[Start Raw data]

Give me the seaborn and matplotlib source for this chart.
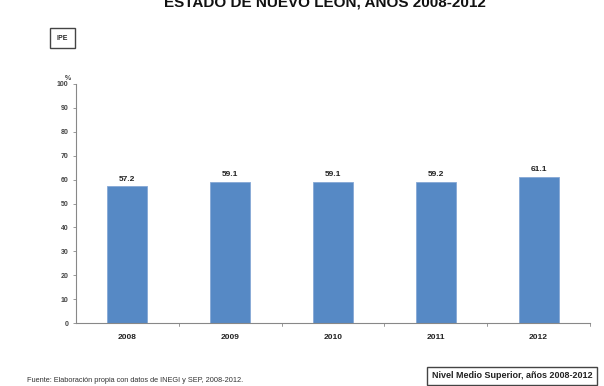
import matplotlib
matplotlib.use('Agg')
import matplotlib.pyplot as plt
import seaborn as sns
import pandas as pd

years = ['2008', '2009', '2010', '2011', '2012']
values = [57.2, 59.1, 59.1, 59.2, 61.1]
y_ticks = list(range(0, 101, 10))

title = 'ESTADO DE NUEVO LEÓN, AÑOS 2008-2012'
source = 'Fuente: Elaboración propia con datos de INEGI y SEP, 2008-2012.'
level = 'Nivel Medio Superior, años 2008-2012'

sns.set_style('white')
plt.rcParams['font.family'] = ['Liberation Sans', 'DejaVu Sans']

df = pd.DataFrame({'year': years, 'value': values})

fig = plt.figure(figsize=(6.04, 3.86), dpi=100)
ax = fig.add_axes([76 / 604, 1 - 323 / 386, 514 / 604, 239 / 386])

sns.barplot(data=df, x='year', y='value', color='#5689C5', width=0.39,
            edgecolor='#86A8D6', linewidth=0.6, saturation=1, ax=ax)

for i, v in enumerate(values):
    ax.text(i, v + 1.5, f'{v:.1f}', ha='center', va='bottom',
            fontsize=6, fontweight='bold', color='#222222')

ax.set_ylim(0, 100)
ax.set_xlim(-0.5, len(years) - 0.5)
ax.set_yticks(y_ticks)
ax.set_yticklabels([str(t) for t in y_ticks], fontsize=5, fontweight='bold',
                   color='#444444')
ax.set_xticks(range(len(years)))
ax.set_xticklabels(years, fontsize=6, fontweight='bold', color='#222222')
ax.tick_params(axis='x', length=0, pad=8)
ax.tick_params(axis='y', length=2.5, width=0.6, color='#888888', pad=3, left=True)
for b in [0.5, 1.5, 2.5, 3.5, 4.5]:
    ax.plot([b, b], [0, -1.2], color='#888888', lw=0.6, clip_on=False)
ax.set_xlabel('')
ax.set_ylabel('')
sns.despine(ax=ax, top=True, right=True)
for side in ['left', 'bottom']:
    ax.spines[side].set_color('#888888')
    ax.spines[side].set_linewidth(0.8)

ax.text(-0.01, 1.01, '%', transform=ax.transAxes, fontsize=5, fontweight='bold',
        color='#444444', ha='right', va='bottom')

fig.text(325 / 604, 1 - 2 / 386, title, ha='center', va='center',
         fontsize=11, fontweight='bold', color='#111111')

fig.text(62.5 / 604, 1 - 38 / 386, 'IPE', ha='center', va='center', fontsize=5,
         fontweight='bold', color='#222222',
         bbox=dict(boxstyle='square,pad=1.0', fc='white', ec='#444444', lw=1.0))

fig.text(512 / 604, 1 - 376 / 386, level, ha='center', va='center', fontsize=6.5,
         fontweight='bold', color='#222222',
         bbox=dict(boxstyle='square,pad=0.55', fc='white', ec='#444444', lw=1.0))

fig.text(27 / 604, 1 - 381 / 386, source, ha='left', va='center', fontsize=5.3,
         color='#333333')

fig.savefig('out.png', dpi=100)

[End Raw data]

- Exercise task
Without the pictures, output the full listing exactly as it stands.

- Response to the exercise
Give me the seaborn and matplotlib source for this chart.
import matplotlib
matplotlib.use('Agg')
import matplotlib.pyplot as plt
import seaborn as sns
import pandas as pd

years = ['2008', '2009', '2010', '2011', '2012']
values = [57.2, 59.1, 59.1, 59.2, 61.1]
y_ticks = list(range(0, 101, 10))

title = 'ESTADO DE NUEVO LEÓN, AÑOS 2008-2012'
source = 'Fuente: Elaboración propia con datos de INEGI y SEP, 2008-2012.'
level = 'Nivel Medio Superior, años 2008-2012'

sns.set_style('white')
plt.rcParams['font.family'] = ['Liberation Sans', 'DejaVu Sans']

df = pd.DataFrame({'year': years, 'value': values})

fig = plt.figure(figsize=(6.04, 3.86), dpi=100)
ax = fig.add_axes([76 / 604, 1 - 323 / 386, 514 / 604, 239 / 386])

sns.barplot(data=df, x='year', y='value', color='#5689C5', width=0.39,
            edgecolor='#86A8D6', linewidth=0.6, saturation=1, ax=ax)

for i, v in enumerate(values):
    ax.text(i, v + 1.5, f'{v:.1f}', ha='center', va='bottom',
            fontsize=6, fontweight='bold', color='#222222')

ax.set_ylim(0, 100)
ax.set_xlim(-0.5, len(years) - 0.5)
ax.set_yticks(y_ticks)
ax.set_yticklabels([str(t) for t in y_ticks], fontsize=5, fontweight='bold',
                   color='#444444')
ax.set_xticks(range(len(years)))
ax.set_xticklabels(years, fontsize=6, fontweight='bold', color='#222222')
ax.tick_params(axis='x', length=0, pad=8)
ax.tick_params(axis='y', length=2.5, width=0.6, color='#888888', pad=3, left=True)
for b in [0.5, 1.5, 2.5, 3.5, 4.5]:
    ax.plot([b, b], [0, -1.2], color='#888888', lw=0.6, clip_on=False)
ax.set_xlabel('')
ax.set_ylabel('')
sns.despine(ax=ax, top=True, right=True)
for side in ['left', 'bottom']:
    ax.spines[side].set_color('#888888')
    ax.spines[side].set_linewidth(0.8)

ax.text(-0.01, 1.01, '%', transform=ax.transAxes, fontsize=5, fontweight='bold',
        color='#444444', ha='right', va='bottom')

fig.text(325 / 604, 1 - 2 / 386, title, ha='center', va='center',
         fontsize=11, fontweight='bold', color='#111111')

fig.text(62.5 / 604, 1 - 38 / 386, 'IPE', ha='center', va='center', fontsize=5,
         fontweight='bold', color='#222222',
         bbox=dict(boxstyle='square,pad=1.0', fc='white', ec='#444444', lw=1.0))

fig.text(512 / 604, 1 - 376 / 386, level, ha='center', va='center', fontsize=6.5,
         fontweight='bold', color='#222222',
         bbox=dict(boxstyle='square,pad=0.55', fc='white', ec='#444444', lw=1.0))

fig.text(27 / 604, 1 - 381 / 386, source, ha='left', va='center', fontsize=5.3,
         color='#333333')

fig.savefig('out.png', dpi=100)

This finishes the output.